Qual è lo scopo ultimo del progetto e perché è importante che la Sardegna sia il laboratorio di un nuovo modello economico, etico e sociale? Formare giovani di tutte le nazionalità, a casa nostra, è utile alla nostra collettività. È importante avere la possibilità di mettersi in discussione e mettersi in gioco con progetti sfidanti, ma anche fondare un laboratorio in cui le persone creino qualcosa di nuovo insieme, multiculturale e resiliente. Perché la Sardegna ha bisogno della freschezza di nuove menti, che hanno conosciuto il territorio, che hanno vissuto la nostra terra, amandola come noi se non anche di più, avendola scelta tra le tante opportunità.
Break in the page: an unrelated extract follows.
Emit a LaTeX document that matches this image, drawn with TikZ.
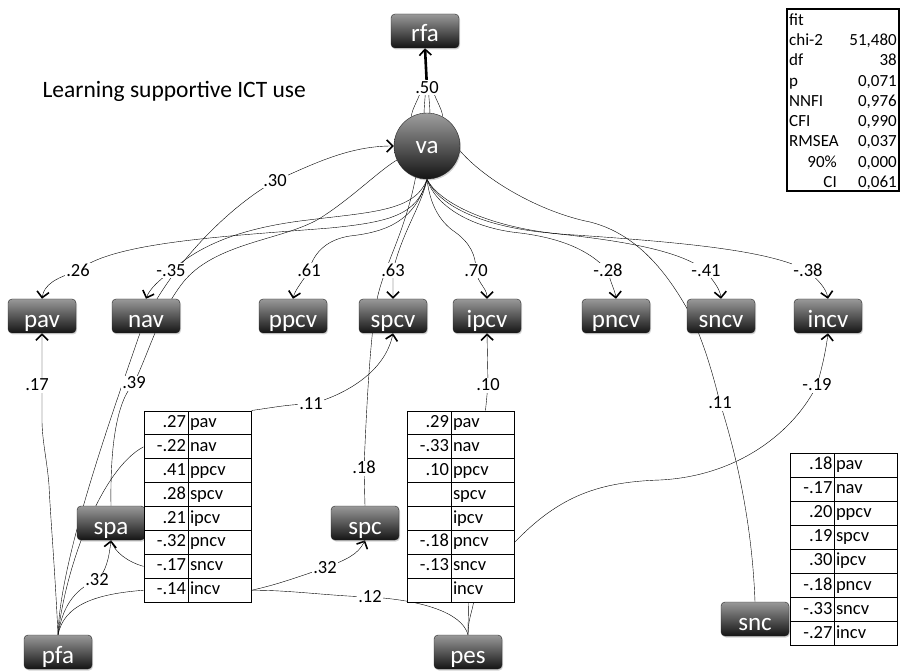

Questo articolo, scritto da una studentessa iscritta al corso “Raccontare Vita” (organizzato dall’Università degli studi di Cagliari in collaborazione con Vita a Sud, CSV Sardegna Solidale e Fondazione Domus de Luna, coordinato dal professor Vittorio Pelligra), è uno dei tre testi selezionati tra i 43 partecipanti per la pubblicazione su Vita.